— Start of Records for this task —
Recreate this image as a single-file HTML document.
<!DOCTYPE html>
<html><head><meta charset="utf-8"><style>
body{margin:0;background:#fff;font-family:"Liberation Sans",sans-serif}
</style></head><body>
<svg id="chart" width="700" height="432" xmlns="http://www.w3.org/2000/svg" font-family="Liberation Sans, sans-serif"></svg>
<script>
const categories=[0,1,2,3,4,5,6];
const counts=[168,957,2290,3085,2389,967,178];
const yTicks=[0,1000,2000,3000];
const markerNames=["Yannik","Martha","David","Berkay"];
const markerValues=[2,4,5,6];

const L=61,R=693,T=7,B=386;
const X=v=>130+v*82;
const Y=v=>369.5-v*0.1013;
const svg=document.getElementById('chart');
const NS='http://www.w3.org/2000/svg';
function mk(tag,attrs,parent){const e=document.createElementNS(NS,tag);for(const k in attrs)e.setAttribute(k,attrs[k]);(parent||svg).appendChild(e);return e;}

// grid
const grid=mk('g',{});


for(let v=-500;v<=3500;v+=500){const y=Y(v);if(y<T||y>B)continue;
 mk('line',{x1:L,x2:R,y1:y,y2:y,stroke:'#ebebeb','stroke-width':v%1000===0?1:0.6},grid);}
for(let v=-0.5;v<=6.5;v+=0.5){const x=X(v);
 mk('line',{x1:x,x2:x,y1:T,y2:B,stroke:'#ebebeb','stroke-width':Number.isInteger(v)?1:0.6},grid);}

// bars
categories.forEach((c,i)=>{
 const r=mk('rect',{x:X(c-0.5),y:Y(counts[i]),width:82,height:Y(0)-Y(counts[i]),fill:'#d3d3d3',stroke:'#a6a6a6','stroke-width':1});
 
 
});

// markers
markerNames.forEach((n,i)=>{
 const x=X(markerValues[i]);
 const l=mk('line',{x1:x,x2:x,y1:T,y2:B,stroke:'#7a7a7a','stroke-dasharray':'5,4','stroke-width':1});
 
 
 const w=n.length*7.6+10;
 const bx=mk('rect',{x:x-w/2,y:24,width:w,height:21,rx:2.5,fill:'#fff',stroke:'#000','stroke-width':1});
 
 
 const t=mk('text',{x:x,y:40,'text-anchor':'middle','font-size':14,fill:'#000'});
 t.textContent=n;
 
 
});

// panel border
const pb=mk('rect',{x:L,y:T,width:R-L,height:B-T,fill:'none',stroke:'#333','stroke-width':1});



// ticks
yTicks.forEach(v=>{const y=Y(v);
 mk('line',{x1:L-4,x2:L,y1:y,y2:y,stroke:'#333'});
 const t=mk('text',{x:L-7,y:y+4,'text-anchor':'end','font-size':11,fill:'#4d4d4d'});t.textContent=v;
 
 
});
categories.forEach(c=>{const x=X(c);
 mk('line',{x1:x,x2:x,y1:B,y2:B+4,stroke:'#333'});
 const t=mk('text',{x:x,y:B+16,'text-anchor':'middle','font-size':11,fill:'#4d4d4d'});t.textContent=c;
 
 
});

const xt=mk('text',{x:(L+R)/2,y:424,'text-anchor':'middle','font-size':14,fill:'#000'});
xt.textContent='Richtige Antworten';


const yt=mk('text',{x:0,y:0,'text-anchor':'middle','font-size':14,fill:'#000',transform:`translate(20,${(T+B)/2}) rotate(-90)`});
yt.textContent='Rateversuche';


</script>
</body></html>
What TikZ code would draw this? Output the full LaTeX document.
— End of Records for this task —
*Task statement*.
Copy every record above exactly as it appears.

*Correct output*.
Recreate this image as a single-file HTML document.
<!DOCTYPE html>
<html><head><meta charset="utf-8"><style>
body{margin:0;background:#fff;font-family:"Liberation Sans",sans-serif}
</style></head><body>
<svg id="chart" width="700" height="432" xmlns="http://www.w3.org/2000/svg" font-family="Liberation Sans, sans-serif"></svg>
<script>
const categories=[0,1,2,3,4,5,6];
const counts=[168,957,2290,3085,2389,967,178];
const yTicks=[0,1000,2000,3000];
const markerNames=["Yannik","Martha","David","Berkay"];
const markerValues=[2,4,5,6];

const L=61,R=693,T=7,B=386;
const X=v=>130+v*82;
const Y=v=>369.5-v*0.1013;
const svg=document.getElementById('chart');
const NS='http://www.w3.org/2000/svg';
function mk(tag,attrs,parent){const e=document.createElementNS(NS,tag);for(const k in attrs)e.setAttribute(k,attrs[k]);(parent||svg).appendChild(e);return e;}

// grid
const grid=mk('g',{});


for(let v=-500;v<=3500;v+=500){const y=Y(v);if(y<T||y>B)continue;
 mk('line',{x1:L,x2:R,y1:y,y2:y,stroke:'#ebebeb','stroke-width':v%1000===0?1:0.6},grid);}
for(let v=-0.5;v<=6.5;v+=0.5){const x=X(v);
 mk('line',{x1:x,x2:x,y1:T,y2:B,stroke:'#ebebeb','stroke-width':Number.isInteger(v)?1:0.6},grid);}

// bars
categories.forEach((c,i)=>{
 const r=mk('rect',{x:X(c-0.5),y:Y(counts[i]),width:82,height:Y(0)-Y(counts[i]),fill:'#d3d3d3',stroke:'#a6a6a6','stroke-width':1});
 
 
});

// markers
markerNames.forEach((n,i)=>{
 const x=X(markerValues[i]);
 const l=mk('line',{x1:x,x2:x,y1:T,y2:B,stroke:'#7a7a7a','stroke-dasharray':'5,4','stroke-width':1});
 
 
 const w=n.length*7.6+10;
 const bx=mk('rect',{x:x-w/2,y:24,width:w,height:21,rx:2.5,fill:'#fff',stroke:'#000','stroke-width':1});
 
 
 const t=mk('text',{x:x,y:40,'text-anchor':'middle','font-size':14,fill:'#000'});
 t.textContent=n;
 
 
});

// panel border
const pb=mk('rect',{x:L,y:T,width:R-L,height:B-T,fill:'none',stroke:'#333','stroke-width':1});



// ticks
yTicks.forEach(v=>{const y=Y(v);
 mk('line',{x1:L-4,x2:L,y1:y,y2:y,stroke:'#333'});
 const t=mk('text',{x:L-7,y:y+4,'text-anchor':'end','font-size':11,fill:'#4d4d4d'});t.textContent=v;
 
 
});
categories.forEach(c=>{const x=X(c);
 mk('line',{x1:x,x2:x,y1:B,y2:B+4,stroke:'#333'});
 const t=mk('text',{x:x,y:B+16,'text-anchor':'middle','font-size':11,fill:'#4d4d4d'});t.textContent=c;
 
 
});

const xt=mk('text',{x:(L+R)/2,y:424,'text-anchor':'middle','font-size':14,fill:'#000'});
xt.textContent='Richtige Antworten';


const yt=mk('text',{x:0,y:0,'text-anchor':'middle','font-size':14,fill:'#000',transform:`translate(20,${(T+B)/2}) rotate(-90)`});
yt.textContent='Rateversuche';


</script>
</body></html>
What TikZ code would draw this? Output the full LaTeX document.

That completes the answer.